Sure enough, the year-over-year foreign visitor numbers in March were brutal. Down a jaw-dropping 18.4 percent, they were led by a sharp drop-off from America’s No. 1 supplier: Canada.
Then came President Donald Trump's 11th week in office. On April 2, the populist president capped a lifelong enthusiasm for tariffs (“the most beautiful word in the dictionary,” he has said on multiple occasions) by announcing import taxes that averaged 22 percent, the largest ratchet in U.S. history.

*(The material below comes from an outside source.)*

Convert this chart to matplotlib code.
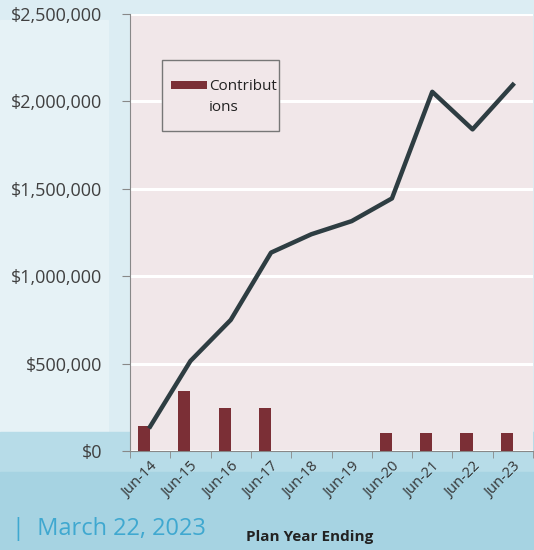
import numpy as np
import matplotlib
matplotlib.use("Agg")
import matplotlib.pyplot as plt
from matplotlib.patches import Rectangle
from matplotlib.ticker import FuncFormatter, FixedLocator

plt.rcParams["font.family"] = ["Open Sans", "DejaVu Sans"]

years = ["Jun-14", "Jun-15", "Jun-16", "Jun-17", "Jun-18",
         "Jun-19", "Jun-20", "Jun-21", "Jun-22", "Jun-23"]
contributions = [145000, 345000, 245000, 245000, 0, 0, 105000, 105000, 105000, 105000]
balance = [140000, 515000, 750000, 1135000, 1240000, 1315000, 1445000, 2055000, 1840000, 2095000]

fig = plt.figure(figsize=(5.34, 5.50), dpi=100)
fig.patch.set_facecolor("#dcedf3")

# background bands of the slide, drawn behind the chart (pixel coords)
bg = fig.add_axes([0, 0, 1, 1], zorder=-10)
bg.set_xlim(0, 534)
bg.set_ylim(550, 0)
bg.axis("off")
bg.add_patch(Rectangle((0, 0), 534, 550, color="#dcedf3"))
bg.add_patch(Rectangle((0, 20), 108, 420, color="#e6f2f6"))
bg.add_patch(Rectangle((0, 432), 534, 118, color="#b7dce8"))
bg.add_patch(Rectangle((0, 472), 534, 78, color="#a6d3e2"))

ax = fig.add_axes([130 / 534, 99 / 550, 403 / 534, 437 / 550])
ax.set_facecolor("#f1e7e9")

x = np.arange(len(years))
ax.bar(x - 0.15, contributions, width=0.3, color="#7b2f36", label="Contribut", zorder=3)
ax.plot(x, balance, color="#2e3d42", lw=3.2, zorder=4)

ax.set_xlim(-0.5, len(years) - 0.5)
ax.set_ylim(0, 2500000)
ax.set_yticks(np.arange(0, 2500001, 500000))
ax.yaxis.set_major_formatter(FuncFormatter(lambda v, p: f"${v:,.0f}"))
ax.grid(axis="y", color="white", lw=2.2, zorder=1)
ax.set_axisbelow(True)

ax.set_xticks(x)
ax.set_xticklabels(years, rotation=45, ha="right", rotation_mode="anchor", fontsize=10.5, color="#333333")
ax.xaxis.set_minor_locator(FixedLocator(np.arange(-0.5, len(years), 1)))
ax.tick_params(axis="x", which="major", length=0, pad=6)
ax.tick_params(axis="x", which="minor", length=5, color="#888888")
ax.tick_params(axis="y", length=6, color="#888888", labelsize=13, labelcolor="#404040", pad=14)

for s in ["top", "right"]:
    ax.spines[s].set_visible(False)
ax.spines["left"].set_color("#888888")
ax.spines["bottom"].set_color("#888888")

# legend box as in the original: label wrapped over two lines
ax.add_patch(Rectangle((162 / 534, 1 - 131 / 550), 117 / 534, 71 / 550, transform=fig.transFigure,
                       facecolor="#f1e7e9", edgecolor="#777777", lw=1, zorder=4.5, clip_on=False))
leg = ax.legend(loc="center left", bbox_to_anchor=(171 / 534, 1 - 87 / 550),
                bbox_transform=fig.transFigure, borderaxespad=0, borderpad=0,
                fontsize=11, frameon=False, handlelength=2.35, handleheight=0.4,
                handletextpad=0.15)
fig.text(209 / 534, 1 - 108 / 550, "ions", ha="left", va="center", fontsize=11, color="#222222")
for t in leg.get_texts():
    t.set_color("#222222")

fig.text(310 / 534, 1 - 537 / 550, "Plan Year Ending", ha="center", va="center",
         fontsize=11, fontweight="bold", color="#222222")
fig.text(12 / 534, 1 - 529 / 550, "|  March 22, 2023", ha="left", va="center",
         fontsize=17, color="#3fa8d0")

fig.savefig("out.png", dpi=100, facecolor=fig.get_facecolor())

The move came as a triple whammy to America’s globe-leading $200 billion travel and tourism industry. First, as the luxury travel agent Kate Sullivan told TravelPulse, “the cost of hard goods will increase for hotels, airlines, and other industry sectors, who will likely need to increase rates and fares to cover the increases.” Second, the disruptions to the global trading system will hit especially hard some of the fastest-growing sources of U.S. visitation—China, India, and Japan. And finally, the concomitant souring of overseas public opinion, particularly in regions (Scandinavia, Southeast Asia, North America) singled out for criticism by the Trump administration, is already depressing numbers. “The U.S. is not perceived as a welcoming destination,” travel agency owner Marco Jahn told the Associated Press after the tariffs were announced.